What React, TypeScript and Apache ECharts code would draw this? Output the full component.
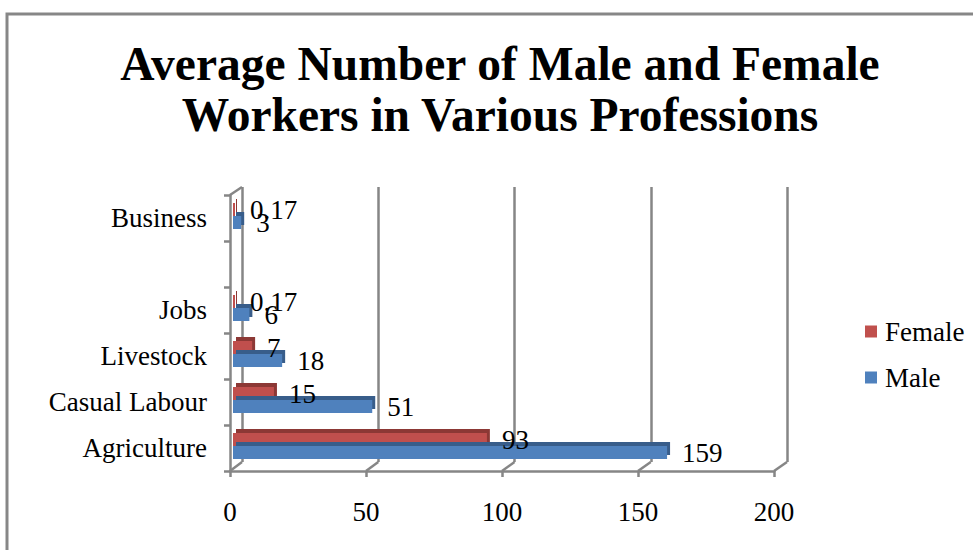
import React, { useEffect, useRef } from "react";
import * as echarts from "echarts";

const titleLines = ["Average Number of Male and Female", "Workers in Various Professions"];
const categories = ["Agriculture", "Casual Labour", "Livestock", "Jobs", "", "Business"];
const femaleValues = [93, 15, 7, 0.17, null, 0.17];
const maleValues = [159, 51, 18, 6, null, 3];
const xTicks = [0, 50, 100, 150, 200];

const FONT = "'Liberation Serif', 'Times New Roman', serif";
const GRAY = "#868686";
const FS = 27;

// layout
const FRONT = { left: 230, top: 195, width: 544, height: 276 };
const BACK = { left: 242, top: 187, width: 545, height: 275 };
const BARS = { left: 233, top: 193, width: 546, height: 276 };

export default function App() {
  const ref = useRef<HTMLDivElement>(null);
  useEffect(() => {
    if (!ref.current) return;
    const chart = echarts.init(ref.current, null, { renderer: "svg" });
    const labelStyle = {
      show: true,
      position: "right",
      distance: 15,
      fontFamily: FONT,
      fontSize: FS,
      color: "#000",
      formatter: (p: any) => (p.value == null ? "" : String(p.value)),
    };
    const option: any = {
      animation: false,
      backgroundColor: "#fff",
      grid: [
        { ...FRONT, containLabel: false },
        { ...BACK, containLabel: false },
        { ...BARS, containLabel: false },
      ],
      xAxis: [
        {
          gridIndex: 0,
          type: "value",
          min: 0,
          max: 200,
          interval: 50,
          axisLine: { show: true, lineStyle: { color: GRAY, width: 2.5 } },
          axisTick: { show: true, length: 6, lineStyle: { color: GRAY, width: 2.5 } },
          splitLine: { show: false },
          axisLabel: { fontFamily: FONT, fontSize: FS, color: "#000", margin: 27 },
        },
        {
          gridIndex: 1,
          type: "value",
          min: 0,
          max: 200,
          interval: 50,
          axisLine: { show: false },
          axisTick: { show: false },
          axisLabel: { show: false },
          splitLine: { show: true, lineStyle: { color: GRAY, width: 2.5 } },
        },
        {
          gridIndex: 2,
          type: "value",
          min: 0,
          max: 200,
          interval: 50,
          show: false,
        },
      ],
      yAxis: [
        {
          gridIndex: 0,
          type: "category",
          data: categories,
          axisLine: { show: true, lineStyle: { color: GRAY, width: 2.5 } },
          axisTick: { show: true, length: 6, lineStyle: { color: GRAY, width: 2.5 } },
          axisLabel: { fontFamily: FONT, fontSize: FS, color: "#000", margin: 23 },
        },
        {
          gridIndex: 1,
          type: "category",
          data: categories,
          show: false,
        },
        {
          gridIndex: 2,
          type: "category",
          data: categories,
          show: false,
        },
      ],
      legend: {
        orient: "vertical",
        left: 865,
        top: 318,
        padding: 0,
        itemWidth: 12,
        itemHeight: 12,
        itemGap: 19,
        icon: "rect",
        data: ["Female", "Male"],
        textStyle: { fontFamily: FONT, fontSize: FS, color: "#000", padding: [0, 0, 0, 3] },
      },
      series: [
        {
          name: "Female",
          type: "bar",
          xAxisIndex: 2,
          yAxisIndex: 2,
          data: femaleValues,
          barWidth: 13,
          barGap: "0%",
          barMinHeight: 2,
          itemStyle: {
            color: "#C0504D",
            shadowColor: "#8C3836",
            shadowOffsetX: 3,
            shadowOffsetY: -4,
            shadowBlur: 0,
          },
          label: labelStyle,
        },
        {
          name: "Male",
          type: "bar",
          xAxisIndex: 2,
          yAxisIndex: 2,
          data: maleValues,
          barWidth: 13,
          barGap: "0%",
          itemStyle: {
            color: "#4F81BD",
            shadowColor: "#385D8A",
            shadowOffsetX: 3,
            shadowOffsetY: -4,
            shadowBlur: 0,
          },
          label: labelStyle,
        },
      ],
    };
    chart.setOption(option);

    const frontBottom = FRONT.top + FRONT.height;
    const backBottom = BACK.top + BACK.height;
    const decor: any[] = [];
    xTicks.forEach((v) => {
      const fx = chart.convertToPixel({ xAxisIndex: 0 }, v) as number;
      const bx = chart.convertToPixel({ xAxisIndex: 1 }, v) as number;
      decor.push({
        type: "line",
        shape: { x1: fx, y1: frontBottom, x2: bx, y2: backBottom },
        style: { stroke: GRAY, lineWidth: 2.5 },
        silent: true,
      });
    });
    decor.push({
      type: "line",
      shape: { x1: FRONT.left, y1: FRONT.top, x2: BACK.left, y2: BACK.top },
      style: { stroke: GRAY, lineWidth: 2.5 },
      silent: true,
    });
    titleLines.forEach((t, i) => {
      decor.push({
        type: "text",
        x: 500,
        y: 64 + i * 51,
        style: {
          text: t,
          fontFamily: FONT,
          fontSize: 47.5,
          fontWeight: "bold",
          fill: "#000",
          textAlign: "center",
          textVerticalAlign: "middle",
          align: "center",
          verticalAlign: "middle",
        },
      });
    });
    decor.push({
      type: "rect",
      shape: { x: 7, y: 14, width: 2000, height: 2000 },
      style: { fill: "none", stroke: "#878787", lineWidth: 3 },
      silent: true,
    });
    chart.setOption({ graphic: { elements: decor } });

    return () => chart.dispose();
  }, []);
  return (
    <div
      ref={ref}
      style={{ position: "fixed", left: 0, top: 0, width: 973, height: 550 }}
    />
  );
}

■ Task details ■
Repeat the lines exactly as they stand, from the opening line of the data through the line with "const xTicks = [0, 50, 100, 150, 200];". Pictures stay out of the copy.

■ Complete response ■
What React, TypeScript and Apache ECharts code would draw this? Output the full component.
import React, { useEffect, useRef } from "react";
import * as echarts from "echarts";

const titleLines = ["Average Number of Male and Female", "Workers in Various Professions"];
const categories = ["Agriculture", "Casual Labour", "Livestock", "Jobs", "", "Business"];
const femaleValues = [93, 15, 7, 0.17, null, 0.17];
const maleValues = [159, 51, 18, 6, null, 3];
const xTicks = [0, 50, 100, 150, 200];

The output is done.